### Given problem:
Everything from the first line of the data below through the line that contains "const ticksD = [0.6, 0.7, 0.8, 0.9, 1.0, 1.1];" should be written out exactly, please, and nothing more; the pictures stay out.

### Recorded information:
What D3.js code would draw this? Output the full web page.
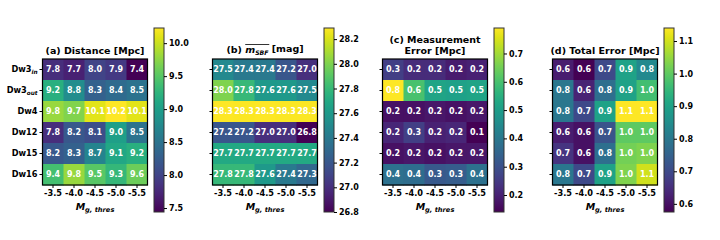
<!DOCTYPE html>
<html>
<head>
    <title>Heatmap panels</title>
    <script src="https://d3js.org/d3.v7.min.js"></script>
    <style>
        body { margin: 0; background: #fff; }
        text { font-family: "DejaVu Sans", sans-serif; font-weight: bold; }
    </style>
</head>
<body>
    <div id="chart"></div>
    <script>
        // categories
        const fields = ["Dw3_in", "Dw3_out", "Dw4", "Dw12", "Dw15", "Dw16"];
        const thresholds = ["-3.5", "-4.0", "-4.5", "-5.0", "-5.5"];

        // values, one row per field
        const distance = [
            [7.8, 7.7, 8.0, 7.9, 7.44],
            [9.2, 8.8, 8.3, 8.4, 8.5],
            [9.8, 9.7, 10.1, 10.23, 10.1],
            [7.8, 8.2, 8.1, 9.0, 8.5],
            [8.2, 8.3, 8.7, 9.1, 9.2],
            [9.4, 9.8, 9.5, 9.3, 9.6]
        ];
        const mSbf = [
            [27.5, 27.4, 27.4, 27.2, 27.0],
            [28.0, 27.8, 27.6, 27.6, 27.5],
            [28.29, 28.28, 28.29, 28.28, 28.28],
            [27.2, 27.2, 27.0, 27.0, 26.8],
            [27.7, 27.7, 27.7, 27.7, 27.7],
            [27.8, 27.8, 27.6, 27.4, 27.3]
        ];
        const measErr = [
            [0.26, 0.22, 0.22, 0.19, 0.2],
            [0.79, 0.6, 0.52, 0.51, 0.52],
            [0.17, 0.17, 0.18, 0.17, 0.18],
            [0.21, 0.26, 0.2, 0.21, 0.14],
            [0.17, 0.18, 0.17, 0.18, 0.18],
            [0.38, 0.37, 0.32, 0.33, 0.38]
        ];
        const totalErr = [
            [0.62, 0.575, 0.7, 0.9, 0.84],
            [0.8, 0.63, 0.78, 0.9, 0.97],
            [0.8, 0.7, 0.9, 1.14, 1.14],
            [0.62, 0.6, 0.72, 1.0, 1.0],
            [0.66, 0.6, 0.78, 1.02, 1.03],
            [0.8, 0.7, 0.9, 1.03, 1.1]
        ];

        // colorbar tick labels
        const ticksA = [7.5, 8.0, 8.5, 9.0, 9.5, 10.0];
        const ticksB = [26.8, 27.0, 27.2, 27.4, 27.6, 27.8, 28.0, 28.2];
        const ticksC = [0.2, 0.3, 0.4, 0.5, 0.6, 0.7];
        const ticksD = [0.6, 0.7, 0.8, 0.9, 1.0, 1.1];

        const panels = [
            { title: ["(a) Distance [Mpc]"], values: distance, ticks: ticksA },
            { title: "sbf", values: mSbf, ticks: ticksB },
            { title: ["(c) Measurement", "Error [Mpc]"], values: measErr, ticks: ticksC },
            { title: ["(d) Total Error [Mpc]"], values: totalErr, ticks: ticksD }
        ];

        const width = 720, height = 240;
        const svg = d3.select("#chart").append("svg")
            .attr("width", width).attr("height", height);

        const mapLeft = 42.5, mapTop = 59, cell = 21;
        const cbLeft = 154, cbTop = 28, cbBottom = 212, cbWidth = 10;
        const fmt = d3.format(".1f");

        // label with a mathtext-like subscript
        function subLabel(sel, base, sub, italicBase) {
            const t = sel.append("tspan").text(base);
            if (italicBase) t.attr("font-style", "italic");
            if (sub) {
                sel.append("tspan").text(sub)
                    .attr("font-style", "italic")
                    .attr("font-size", "0.7em")
                    .attr("dy", "0.3em");
            }
        }

        panels.forEach((p, i) => {
            const g = svg.append("g").attr("transform", `translate(${i * 170},0)`);

            const x = d3.scaleBand().domain(thresholds).range([mapLeft, mapLeft + cell * thresholds.length]);
            const y = d3.scaleBand().domain(fields).range([mapTop, mapTop + cell * fields.length]);
            const ext = d3.extent(p.values.flat());
            const color = d3.scaleSequential(d3.interpolateViridis).domain(ext);

            const cells = [];
            p.values.forEach((row, r) => row.forEach((v, c) => cells.push({ f: fields[r], t: thresholds[c], v })));

            g.selectAll(".cell").data(cells).enter().append("rect")
                .attr("x", d => x(d.t)).attr("y", d => y(d.f))
                .attr("width", x.bandwidth() + 0.5).attr("height", y.bandwidth() + 0.5)
                .attr("fill", d => color(d.v));

            g.selectAll(".val").data(cells).enter().append("text")
                .attr("x", d => x(d.t) + x.bandwidth() / 2)
                .attr("y", d => y(d.f) + y.bandwidth() / 2)
                .attr("dy", "0.35em")
                .attr("text-anchor", "middle")
                .attr("font-size", 8)
                .attr("fill", "#fff")
                .text(d => fmt(d.v));

            // x axis
            const xAxis = g.append("g")
                .attr("transform", `translate(0,${mapTop + cell * fields.length})`)
                .call(d3.axisBottom(x).tickSize(3).tickPadding(2));
            xAxis.select(".domain").remove();
            xAxis.selectAll("text").attr("font-size", 8.2).attr("fill", "#000").attr("font-family", "DejaVu Sans");
            g.append("text")
                .attr("x", mapLeft + cell * 2.5).attr("y", 210)
                .attr("text-anchor", "middle").attr("font-size", 9.5)
                .call(s => subLabel(s, "M", "g, thres", true));

            // y axis, only on first panel
            const yAxis = g.append("g")
                .attr("transform", `translate(${mapLeft},0)`)
                .call(d3.axisLeft(y).tickSize(3).tickPadding(2));
            yAxis.select(".domain").remove();
            if (i === 0) {
                yAxis.selectAll("text").each(function (d) {
                    const parts = d.split("_");
                    const t = d3.select(this).text(null)
                        .attr("font-size", 8.2).attr("fill", "#000").attr("font-family", "DejaVu Sans");
                    subLabel(t, parts[0], parts[1], false);
                });
            } else {
                yAxis.selectAll("text").remove();
            }

            // frame
            g.append("rect")
                .attr("x", mapLeft).attr("y", mapTop)
                .attr("width", cell * thresholds.length).attr("height", cell * fields.length)
                .attr("fill", "none").attr("stroke", "#000").attr("stroke-width", 1.2);

            // title
            const cx = mapLeft + cell * 2.5;
            if (p.title === "sbf") {
                const t = g.append("text").attr("x", cx).attr("y", 53)
                    .attr("text-anchor", "middle").attr("font-size", 9.5);
                t.append("tspan").text("(b) ");
                const m = t.append("tspan").text("m").attr("font-style", "italic");
                const s = t.append("tspan").text("SBF").attr("font-style", "italic")
                    .attr("font-size", "0.65em").attr("dy", "0.3em");
                t.append("tspan").text(" [mag]").attr("dy", "-0.3em").attr("font-size", 9.5);
                const b1 = m.node().getBBox(), b2 = s.node().getBBox();
                g.append("line")
                    .attr("x1", b1.x).attr("x2", b2.x + b2.width)
                    .attr("y1", 44.5).attr("y2", 44.5)
                    .attr("stroke", "#000").attr("stroke-width", 0.8);
            } else {
                const y0 = p.title.length > 1 ? 43 : 54;
                p.title.forEach((line, k) => {
                    g.append("text").attr("x", cx).attr("y", y0 + k * 11)
                        .attr("text-anchor", "middle").attr("font-size", 9.5).text(line);
                });
            }

            // colorbar
            const cbScale = d3.scaleLinear().domain(ext).range([cbBottom, cbTop]);
            const gradId = "grad" + i;
            const grad = svg.append("defs").append("linearGradient")
                .attr("id", gradId).attr("x1", 0).attr("x2", 0).attr("y1", 1).attr("y2", 0);
            d3.range(0, 1.0001, 0.05).forEach(s => {
                grad.append("stop").attr("offset", s).attr("stop-color", d3.interpolateViridis(s));
            });
            g.append("rect")
                .attr("x", cbLeft).attr("y", cbTop)
                .attr("width", cbWidth).attr("height", cbBottom - cbTop)
                .attr("fill", `url(#${gradId})`)
                .attr("stroke", "#333").attr("stroke-width", 1);
            const cbAxis = g.append("g")
                .attr("transform", `translate(${cbLeft + cbWidth},0)`)
                .call(d3.axisRight(cbScale).tickValues(p.ticks).tickFormat(fmt).tickSize(3).tickPadding(2));
            cbAxis.select(".domain").remove();
            cbAxis.selectAll("text").attr("font-size", 8).attr("fill", "#000").attr("font-family", "DejaVu Sans");
        });
    </script>
</body>
</html>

### Exercise response:
What D3.js code would draw this? Output the full web page.
<!DOCTYPE html>
<html>
<head>
    <title>Heatmap panels</title>
    <script src="https://d3js.org/d3.v7.min.js"></script>
    <style>
        body { margin: 0; background: #fff; }
        text { font-family: "DejaVu Sans", sans-serif; font-weight: bold; }
    </style>
</head>
<body>
    <div id="chart"></div>
    <script>
        // categories
        const fields = ["Dw3_in", "Dw3_out", "Dw4", "Dw12", "Dw15", "Dw16"];
        const thresholds = ["-3.5", "-4.0", "-4.5", "-5.0", "-5.5"];

        // values, one row per field
        const distance = [
            [7.8, 7.7, 8.0, 7.9, 7.44],
            [9.2, 8.8, 8.3, 8.4, 8.5],
            [9.8, 9.7, 10.1, 10.23, 10.1],
            [7.8, 8.2, 8.1, 9.0, 8.5],
            [8.2, 8.3, 8.7, 9.1, 9.2],
            [9.4, 9.8, 9.5, 9.3, 9.6]
        ];
        const mSbf = [
            [27.5, 27.4, 27.4, 27.2, 27.0],
            [28.0, 27.8, 27.6, 27.6, 27.5],
            [28.29, 28.28, 28.29, 28.28, 28.28],
            [27.2, 27.2, 27.0, 27.0, 26.8],
            [27.7, 27.7, 27.7, 27.7, 27.7],
            [27.8, 27.8, 27.6, 27.4, 27.3]
        ];
        const measErr = [
            [0.26, 0.22, 0.22, 0.19, 0.2],
            [0.79, 0.6, 0.52, 0.51, 0.52],
            [0.17, 0.17, 0.18, 0.17, 0.18],
            [0.21, 0.26, 0.2, 0.21, 0.14],
            [0.17, 0.18, 0.17, 0.18, 0.18],
            [0.38, 0.37, 0.32, 0.33, 0.38]
        ];
        const totalErr = [
            [0.62, 0.575, 0.7, 0.9, 0.84],
            [0.8, 0.63, 0.78, 0.9, 0.97],
            [0.8, 0.7, 0.9, 1.14, 1.14],
            [0.62, 0.6, 0.72, 1.0, 1.0],
            [0.66, 0.6, 0.78, 1.02, 1.03],
            [0.8, 0.7, 0.9, 1.03, 1.1]
        ];

        // colorbar tick labels
        const ticksA = [7.5, 8.0, 8.5, 9.0, 9.5, 10.0];
        const ticksB = [26.8, 27.0, 27.2, 27.4, 27.6, 27.8, 28.0, 28.2];
        const ticksC = [0.2, 0.3, 0.4, 0.5, 0.6, 0.7];
        const ticksD = [0.6, 0.7, 0.8, 0.9, 1.0, 1.1];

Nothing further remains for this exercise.